Banks provide these metal or plastic cards to customers to help them pay for purchases and withdraw funds from the ATM within an approved credit limit. You need to pay your bills every month to build a positive and reliable credit history, which automatically boosts your CIBIL score for better Loans in the future. To learn more about debt management, use the Credit Card EMI calculator, an online tool for calculating the minimum payment amount.
What is the EMI calculator?
When you apply for a Credit Card and use it to make payments, you can pay the bill entirely or convert the amount into a monthly EMI. A Credit Card calculator computes the EMIs, the applicable fees, and what the amortisation schedule will look like. You can also see the total interest amount.
You might face different variants, such as a Credit Card minimum payment calculator, interest calculator, and limit calculator. Every bank offers different calculators on its online platforms to help users decide on their Credit Card type and repayment capacity.
How does it work?
A Credit Card calculator requires you to enter the Loan amount, interest rate, and tenure. It uses the formula to offer results in monthly EMIs, the principal amount, the total interest amount, and the overall amount. Credit Card calculators also function as interest rate calculators by showing you the amortisation schedule. It uses a formula:
Equated Monthly Instalments = Principal amount x Monthly Interest Rate x [(1 + Monthly interest rate) ^ (Number of months)/ (1 + Monthly interest rate) ^ (Number of months-1)]. To use the Credit Card interest calculator, you need to visit the bank’s online platform, click on the calculator option, enter the Loan amount, select the interest rate and tenure from the slider, and get instant results as the total amount payable, EMI amount, interest amount, and the amortisation table.

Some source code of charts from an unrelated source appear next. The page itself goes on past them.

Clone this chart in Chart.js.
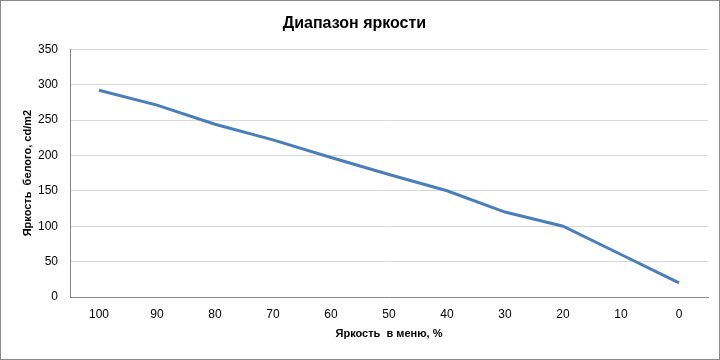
<!DOCTYPE html>
<html>
<head>
<meta charset="utf-8">
<script src="https://cdn.jsdelivr.net/npm/chart.js@4/dist/chart.umd.min.js"></script>
<style>
  html, body { margin: 0; padding: 0; background: #fff; }
  #wrap { width: 720px; height: 360px; box-sizing: border-box; border: 1px solid #888; position: relative; }
</style>
</head>
<body>
<div id="wrap"><canvas id="chart"></canvas></div>
<script>
const menuLevels = ['100', '90', '80', '70', '60', '50', '40', '30', '20', '10', '0'];
const whiteLum = [292, 271, 244, 222, 197, 173, 150, 120, 100, 60, 20];
const yTicks = [0, 50, 100, 150, 200, 250, 300, 350];

const fontFam = '"Liberation Sans", "DejaVu Sans", sans-serif';

new Chart(document.getElementById('chart'), {
    type: 'line',
    data: {
        labels: menuLevels,
        datasets: [{
            label: 'Яркость белого',
            data: whiteLum,
            borderColor: '#4a7ebb',
            borderWidth: 3,
            pointRadius: 0,
            tension: 0,
            fill: false
        }]
    },
    options: {
        responsive: true,
        maintainAspectRatio: false,
        animation: false,
        layout: { padding: { top: 0, right: 11, left: 0, bottom: 0 } },
        plugins: {
            legend: { display: false },
            tooltip: { enabled: false },
            title: {
                display: true,
                text: 'Диапазон яркости',
                color: '#000',
                font: { family: fontFam, size: 16, weight: 'bold' },
                padding: { top: 13, bottom: 16 }
            }
        },
        scales: {
            x: {
                offset: true,
                afterFit: axis => { axis.height = 62; },
                grid: { display: false, drawTicks: false },
                border: { color: '#868686', width: 1 },
                ticks: { color: '#000', font: { family: fontFam, size: 12 }, padding: 10, maxRotation: 0 },
                title: {
                    display: true,
                    text: 'Яркость  в меню, %',
                    color: '#000',
                    font: { family: fontFam, size: 11, weight: 'bold' },
                    padding: { top: 0, bottom: 18 }
                }
            },
            y: {
                min: yTicks[0],
                max: yTicks[yTicks.length - 1],
                afterBuildTicks: axis => { axis.ticks = yTicks.map(v => ({ value: v })); },
                afterFit: axis => { axis.width = 69; },
                grid: { color: '#d9d9d9', drawTicks: false },
                border: { color: '#868686', width: 1 },
                ticks: { color: '#000', font: { family: fontFam, size: 12 }, padding: 12 },
                title: {
                    display: true,
                    text: 'Яркость  белого, cd/m2',
                    color: '#000',
                    font: { family: fontFam, size: 11, weight: 'bold' },
                    padding: { top: 20, bottom: 0 }
                }
            }
        }
    }
});
</script>
</body>
</html>
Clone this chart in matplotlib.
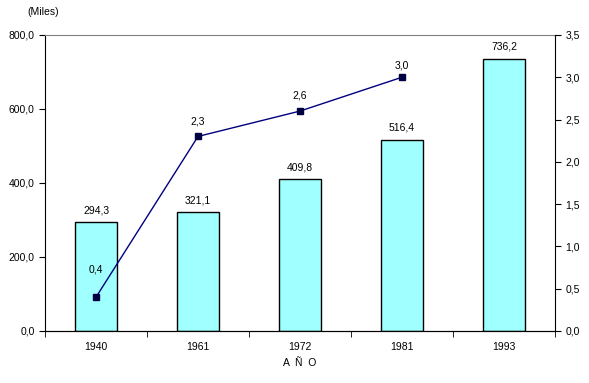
import numpy as np
import matplotlib.pyplot as plt
from matplotlib.ticker import FuncFormatter, FixedLocator

plt.rcParams['font.family'] = ['Liberation Sans', 'DejaVu Sans']
plt.rcParams['font.size'] = 7.5

years = ["1940", "1961", "1972", "1981", "1993"]
poblacion = [294.3, 321.1, 409.8, 516.4, 736.2]
tasa_years = ["1940", "1961", "1972", "1981"]
tasa = [0.4, 2.3, 2.6, 3.0]


def coma(v, pos=None):
    return f"{v:.1f}".replace(".", ",")


fig = plt.figure(figsize=(5.89, 3.83), dpi=100)
ax = fig.add_axes([0.0764, 0.1358, 0.866, 0.773])

x = np.arange(len(years))
ax.bar(x, poblacion, width=0.41, color="#A0FFFF", edgecolor="black", linewidth=1, zorder=2)
for xi, v in zip(x, poblacion):
    ax.annotate(coma(v), (xi, v), xytext=(0, 5), textcoords="offset points",
                ha="center", va="bottom")

ax.set_xlim(-0.5, len(years) - 0.5)
ax.set_ylim(0, 800)
ax.set_yticks(np.arange(0, 801, 200))
ax.yaxis.set_major_formatter(FuncFormatter(coma))
ax.set_xticks(x)
ax.set_xticklabels(years)
ax.xaxis.set_minor_locator(FixedLocator(np.arange(-0.5, len(years), 1)))
ax.tick_params(axis="x", which="major", length=0, pad=8)
ax.tick_params(axis="x", which="minor", length=4, direction="out")
ax.tick_params(axis="y", length=4, direction="out")
ax.spines["top"].set_color("#808080")
ax.spines["right"].set_visible(False)
ax.set_xlabel("A  Ñ  O", labelpad=4)

ax2 = ax.twinx()
ax2.set_ylim(0, 3.5)
ax2.set_yticks(np.arange(0, 3.51, 0.5))
ax2.yaxis.set_major_formatter(FuncFormatter(coma))
ax2.tick_params(axis="y", length=4, direction="out")
ax2.spines["top"].set_visible(False)
ax2.spines["left"].set_visible(False)
xt = [years.index(y) for y in tasa_years]
ax2.plot(xt, tasa, color="#000080", linewidth=1, marker="s", markersize=4.5,
         markerfacecolor="#000040", markeredgecolor="#000040")
offsets = [16, 7, 7.5, 5]
for xi, v, off in zip(xt, tasa, offsets):
    ax2.annotate(coma(v), (xi, v), xytext=(0, off), textcoords="offset points",
                 ha="center", va="bottom")

fig.text(0.046, 0.968, "(Miles)", ha="left", va="center")

fig.savefig("out.png", dpi=100)
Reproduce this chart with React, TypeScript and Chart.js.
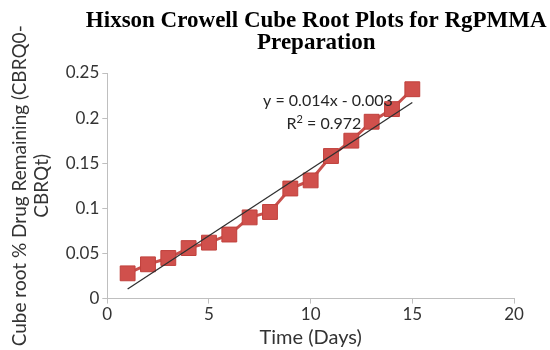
import React, { useEffect, useRef } from "react";
import { Chart, registerables } from "chart.js";

Chart.register(...registerables);

const days = [1, 2, 3, 4, 5, 6, 7, 8, 9, 10, 11, 12, 13, 14, 15];
const cbrValues = [0.028, 0.038, 0.045, 0.056, 0.062, 0.071, 0.09, 0.096, 0.122, 0.131, 0.158, 0.175, 0.196, 0.21, 0.232];
const xTickMax = 20;
const xTickStep = 5;
const yTickMax = 0.25;
const yTickStep = 0.05;
const titleLines = ["Hixson Crowell Cube Root Plots for RgPMMA", "Preparation"];
const yTitleLines = ["Cube root % Drug Remaining (CBRQ0-", "CBRQt)"];
const xTitle = "Time (Days)";
const equationText = "y = 0.014x - 0.003";
const r2Base = "R";
const r2Sup = "2";
const r2Rest = " = 0.972";
const labelAnchor = { x: 10.8, y: 0.219 };

function fitLine(xs: number[], ys: number[]) {
  const n = xs.length;
  const mx = xs.reduce((a, b) => a + b, 0) / n;
  const my = ys.reduce((a, b) => a + b, 0) / n;
  let sxy = 0, sxx = 0;
  for (let i = 0; i < n; i++) {
    sxy += (xs[i] - mx) * (ys[i] - my);
    sxx += (xs[i] - mx) ** 2;
  }
  const m = sxy / sxx;
  return { m, b: my - m * mx };
}

const titlePlugin = {
  id: "wideTitle",
  afterDraw(chart: any) {
    const { ctx } = chart;
    ctx.save();
    ctx.fillStyle = "#000";
    ctx.font = "bold 23px 'Liberation Serif'";
    ctx.textAlign = "center";
    ctx.textBaseline = "middle";
    const cx = chart.width * 0.575;
    titleLines.forEach((line, i) => ctx.fillText(line, cx, 21 + i * 22));
    ctx.restore();
  },
};

const equationPlugin = {
  id: "equationLabel",
  afterDatasetsDraw(chart: any) {
    const { ctx, scales } = chart;
    const cx = scales.x.getPixelForValue(labelAnchor.x);
    const cy = scales.y.getPixelForValue(labelAnchor.y);
    ctx.save();
    ctx.fillStyle = "#262626";
    ctx.textBaseline = "middle";
    ctx.font = "16px Lato";
    ctx.textAlign = "center";
    ctx.fillText(equationText, cx + 1, cy);
    const wBase = ctx.measureText(r2Base).width;
    const wRest = ctx.measureText(r2Rest).width;
    ctx.font = "11px Lato";
    const wSup = ctx.measureText(r2Sup).width;
    const total = wBase + wSup + wRest;
    const x0 = cx - total / 2 - 3;
    const ly = cy + 23;
    ctx.textAlign = "left";
    ctx.font = "16px Lato";
    ctx.fillText(r2Base, x0, ly);
    ctx.font = "11px Lato";
    ctx.fillText(r2Sup, x0 + wBase, ly - 5);
    ctx.font = "16px Lato";
    ctx.fillText(r2Rest, x0 + wBase + wSup, ly);
    ctx.restore();
  },
};

export default function App() {
  const ref = useRef<HTMLCanvasElement | null>(null);
  useEffect(() => {
    document.body.style.margin = "0";
    const fit = fitLine(days, cbrValues);
    const x1 = days[0];
    const x2 = days[days.length - 1];
    const chart = new Chart(ref.current!, {
      type: "scatter",
      data: {
        datasets: [
          {
            label: "Trend",
            data: [
              { x: x1, y: fit.m * x1 + fit.b },
              { x: x2, y: fit.m * x2 + fit.b },
            ],
            showLine: true,
            borderColor: "#303030",
            borderWidth: 1.3,
            pointRadius: 0,
            order: 0,
          },
          {
            label: "CBR",
            data: days.map((d, i) => ({ x: d, y: cbrValues[i] })),
            showLine: true,
            borderColor: "#c8504c",
            borderWidth: 3,
            pointStyle: "rect",
            pointRadius: 10.5,
            pointBackgroundColor: "#d0504c",
            pointBorderColor: "#c0403c",
            pointBorderWidth: 1,
            order: 1,
          },
        ],
      },
      options: {
        animation: false,
        responsive: false,
        maintainAspectRatio: false,
        layout: { padding: { right: 36, top: 73, left: 9, bottom: 0 } },
        plugins: {
          legend: { display: false },
          tooltip: { enabled: false },
          title: { display: false },
        },
        scales: {
          x: {
            type: "linear",
            min: 0,
            max: xTickMax,
            ticks: { stepSize: xTickStep, color: "#333", font: { family: "Lato", size: 17 }, padding: 1 },
            grid: { display: true, drawOnChartArea: false, drawTicks: true, tickLength: 5, color: "#bfbfbf" },
            border: { color: "#bfbfbf", width: 1 },
            title: { display: true, text: xTitle, color: "#333", font: { family: "Lato", size: 20 }, padding: { top: 0, bottom: 0 } },
          },
          y: {
            min: 0,
            max: yTickMax,
            ticks: {
              stepSize: yTickStep,
              color: "#333",
              font: { family: "Lato", size: 17 },
              padding: 3,
              callback: (v: any) => String(Math.round(Number(v) * 100) / 100),
            },
            grid: { display: true, drawOnChartArea: false, drawTicks: true, tickLength: 5, color: "#bfbfbf" },
            border: { color: "#bfbfbf", width: 1 },
            title: { display: true, text: yTitleLines, color: "#333", font: { family: "Lato", size: 19, lineHeight: 1.15 }, padding: { top: 0, bottom: 10 } },
          },
        },
      },
      plugins: [equationPlugin, titlePlugin],
    });
    return () => chart.destroy();
  }, []);
  return (
    <div style={{ width: 550, height: 350, background: "#fff" }}>
      <canvas ref={ref} width={550} height={350} style={{ display: "block" }} />
    </div>
  );
}
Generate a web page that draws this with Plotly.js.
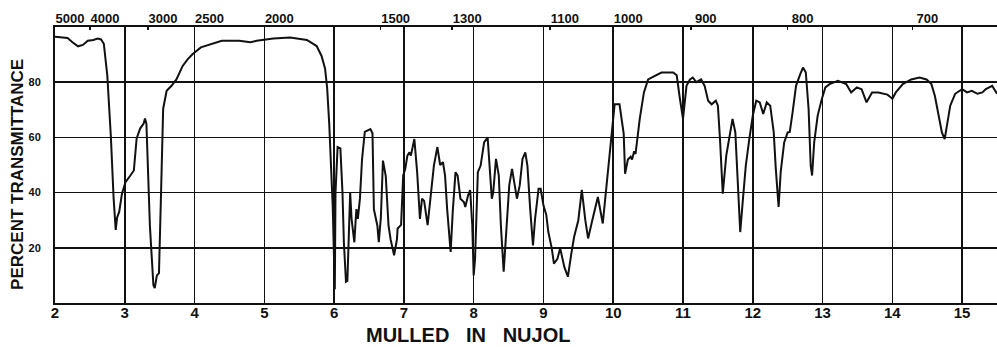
<!DOCTYPE html>
<html>
<head>
<meta charset="utf-8">
<script src="https://cdn.plot.ly/plotly-3.0.1.min.js"></script>
<style>html,body{margin:0;padding:0;background:#fff;}#chart{width:997px;height:347px;}</style>
</head>
<body>
<div id="chart"></div>
<script>
// Wavelength in microns
var wavelength = [
2.00,2.10,2.18,2.25,2.33,2.40,2.47,2.55,2.61,2.66,2.70,2.75,2.80,2.84,2.87,2.89,2.92,2.96,3.01,3.08,
3.13,3.17,3.22,3.27,3.29,3.31,3.36,3.41,3.43,3.46,3.49,3.52,3.55,3.60,3.67,3.74,3.83,3.90,3.97,4.09,
4.20,4.39,4.64,4.80,4.89,5.13,5.37,5.61,5.75,5.82,5.87,5.90,5.93,5.96,5.98,6.00,6.01,6.02,6.05,6.09,
6.12,6.14,6.17,6.19,6.21,6.23,6.25,6.29,6.31,6.32,6.34,6.37,6.40,6.44,6.52,6.55,6.57,6.62,6.64,6.67,
6.70,6.74,6.78,6.81,6.86,6.90,6.91,6.96,6.99,7.02,7.05,7.08,7.10,7.15,7.19,7.23,7.26,7.29,7.34,7.38,
7.43,7.48,7.52,7.56,7.59,7.62,7.67,7.70,7.74,7.77,7.81,7.86,7.88,7.92,7.95,7.98,8.00,8.02,8.06,8.10,
8.15,8.20,8.23,8.26,8.28,8.32,8.36,8.39,8.43,8.47,8.51,8.55,8.59,8.62,8.66,8.70,8.74,8.77,8.81,8.85,
8.88,8.93,8.96,9.00,9.04,9.07,9.12,9.15,9.20,9.24,9.30,9.35,9.40,9.44,9.50,9.55,9.60,9.64,9.70,9.78,
9.85,9.90,9.97,10.02,10.09,10.15,10.17,10.21,10.25,10.27,10.30,10.32,10.38,10.44,10.50,10.60,10.69,10.86,10.91,10.95,
11.00,11.05,11.10,11.14,11.19,11.26,11.31,11.36,11.41,11.47,11.50,11.53,11.55,11.57,11.62,11.67,11.71,11.75,11.79,11.82,
11.86,11.90,11.95,12.00,12.05,12.10,12.15,12.20,12.25,12.30,12.33,12.37,12.40,12.45,12.50,12.53,12.57,12.62,12.68,12.72,
12.76,12.80,12.83,12.85,12.88,12.93,12.99,13.04,13.10,13.22,13.34,13.41,13.49,13.56,13.63,13.71,13.80,13.93,13.98,14.00,
14.05,14.15,14.27,14.39,14.49,14.56,14.61,14.66,14.71,14.75,14.78,14.83,14.90,15.00,15.07,15.14,15.22,15.29,15.34,15.43,
15.50
];
// Percent transmittance
var transmittance = [
96.5,96.3,96.0,94.5,93.0,93.5,95.0,95.3,95.8,95.5,93.9,82.3,60.6,38.0,26.5,31.0,33.0,39.7,43.8,46.2,
48.0,59.6,63.2,65.0,66.8,65.0,28.0,6.5,5.4,10.0,10.8,40.0,70.4,76.9,78.7,81.0,85.9,88.3,90.1,92.6,
93.5,95.0,95.0,94.5,95.0,95.8,96.2,95.3,93.1,89.5,85.0,78.0,65.0,50.0,35.0,15.0,5.0,40.0,56.5,56.0,
40.0,22.0,7.7,8.0,28.0,40.0,30.5,22.0,30.5,34.0,30.5,37.8,52.0,62.0,63.0,61.5,34.0,28.0,22.0,31.0,
51.6,46.0,28.0,23.0,17.3,23.0,27.0,28.3,46.2,48.6,53.4,54.6,53.4,59.4,47.4,30.5,37.8,37.0,28.2,37.8,
49.8,56.5,50.0,51.0,46.2,34.0,18.5,33.0,47.4,46.2,37.8,36.6,34.8,39.0,40.9,28.2,10.0,16.0,47.4,49.8,
58.2,60.0,49.8,37.8,40.0,52.2,46.2,28.2,11.3,26.5,42.6,48.6,41.4,37.8,42.6,52.2,54.6,49.8,34.0,20.9,
30.5,41.4,41.4,35.4,32.0,25.7,19.7,14.3,16.0,19.8,13.0,9.5,18.0,24.0,30.0,41.0,30.0,23.4,30.0,38.4,
28.8,42.0,58.8,72.0,72.0,61.4,46.8,52.0,53.0,52.0,55.0,54.0,66.7,76.3,81.0,82.3,83.5,83.5,82.5,75.0,
66.7,78.7,81.0,81.7,80.0,81.0,78.7,73.3,72.0,73.3,71.5,59.4,46.2,39.6,53.4,61.8,66.7,61.8,40.2,25.7,
38.0,49.8,59.4,67.9,73.3,72.7,68.5,72.7,71.5,61.9,48.6,34.8,47.4,58.2,61.8,62.0,69.0,78.7,82.9,85.3,
83.5,70.3,49.8,46.2,58.2,67.9,73.9,78.1,79.3,80.5,79.3,76.3,78.1,77.4,72.7,76.3,76.3,75.5,74.5,74.0,
76.3,79.3,81.0,81.7,81.0,79.3,75.0,67.9,61.8,59.4,64.0,71.5,75.8,77.5,76.3,76.9,75.8,76.3,77.5,78.7,
75.8
];
// Tick labels
var micronTicks = [2,3,4,5,6,7,8,9,10,11,12,13,14,15];
var yTicks = [20,40,60,80];
var wavenumbers = [5000,4000,3000,2500,2000,1500,1300,1100,1000,900,800,700];
var yTitle = "PERCENT TRANSMITTANCE";
var bottomTitle = "MULLED\u00A0\u00A0\u00A0IN\u00A0\u00A0\u00A0NUJOL";

var FONT = "Liberation Sans, Arial, sans-serif";

var traces = [
  {x: wavelength, y: transmittance, type: 'scatter', mode: 'lines',
   line: {color: '#111', width: 2}, hoverinfo: 'skip', showlegend: false},
  {x: [], y: [], xaxis: 'x2', yaxis: 'y', type: 'scatter', mode: 'lines', showlegend: false, hoverinfo: 'skip'}
];

var layout = {
  width: 997, height: 347,
  margin: {l: 55, r: 0, t: 27, b: 44, pad: 0},
  paper_bgcolor: '#fff', plot_bgcolor: '#fff',
  showlegend: false,
  xaxis: {
    range: [2, 15.5], tickmode: 'array', tickvals: micronTicks, ticktext: micronTicks.map(String),
    showgrid: true, gridcolor: '#111', gridwidth: 1.6,
    showline: true, linecolor: '#111', linewidth: 2, mirror: true,
    zeroline: false, ticks: '', ticklabelstandoff: -5,
    tickfont: {family: FONT, size: 15, color: '#111', weight: 'bold'},
    fixedrange: true
  },
  xaxis2: {
    overlaying: 'x', side: 'top', anchor: 'y',
    range: [2, 15.5], tickmode: 'array',
    tickvals: wavenumbers.map(function(w){return 10000 / w;}),
    ticktext: wavenumbers.map(String),
    showgrid: false, zeroline: false, showline: false,
    ticks: 'inside', ticklen: 3, tickcolor: '#111', tickwidth: 1.5,
    ticklabelshift: 15,
    tickfont: {family: FONT, size: 13, color: '#111', weight: 'bold'},
    fixedrange: true
  },
  yaxis: {
    range: [0, 100], tickmode: 'array', tickvals: yTicks, ticktext: yTicks.map(String),
    showgrid: true, gridcolor: '#111', gridwidth: 1.6,
    showline: true, linecolor: '#111', linewidth: 2, mirror: true,
    zeroline: false, ticks: '', ticklabelstandoff: 10,
    tickfont: {family: FONT, size: 11, color: '#111', weight: 'bold'},
    fixedrange: true
  },
  annotations: [
    {text: yTitle, xref: 'paper', yref: 'paper', x: 0, y: 0.464, xshift: -37,
     xanchor: 'center', yanchor: 'middle', textangle: -90, showarrow: false,
     font: {family: FONT, size: 17, color: '#111', weight: 'bold'}},
    {text: bottomTitle, xref: 'paper', yref: 'paper', x: 0.438, y: 0, yshift: -32, borderpad: 0,
     xanchor: 'center', yanchor: 'middle', showarrow: false,
     font: {family: FONT, size: 20, color: '#111', weight: 'bold'}}
  ]
};

Plotly.newPlot('chart', traces, layout, {displayModeBar: false, staticPlot: true});
</script>
</body>
</html>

How to calculate the interest charges?
The Credit Card calculator calculates the interest charges by entering the interest rate, principal amount, and Loan tenure. If you want to calculate Credit Card interest charges, you can use the formula:
Total interest cost = EMI x Number of months – Principal amount.
Conclusion
If you cannot afford to repay the Credit Card bill on the due date, convert the repayment amount into EMIs and pay interest for this facility, just like a Bank Loan. This interest rate is calculated monthly since Credit Card debt is for the short term.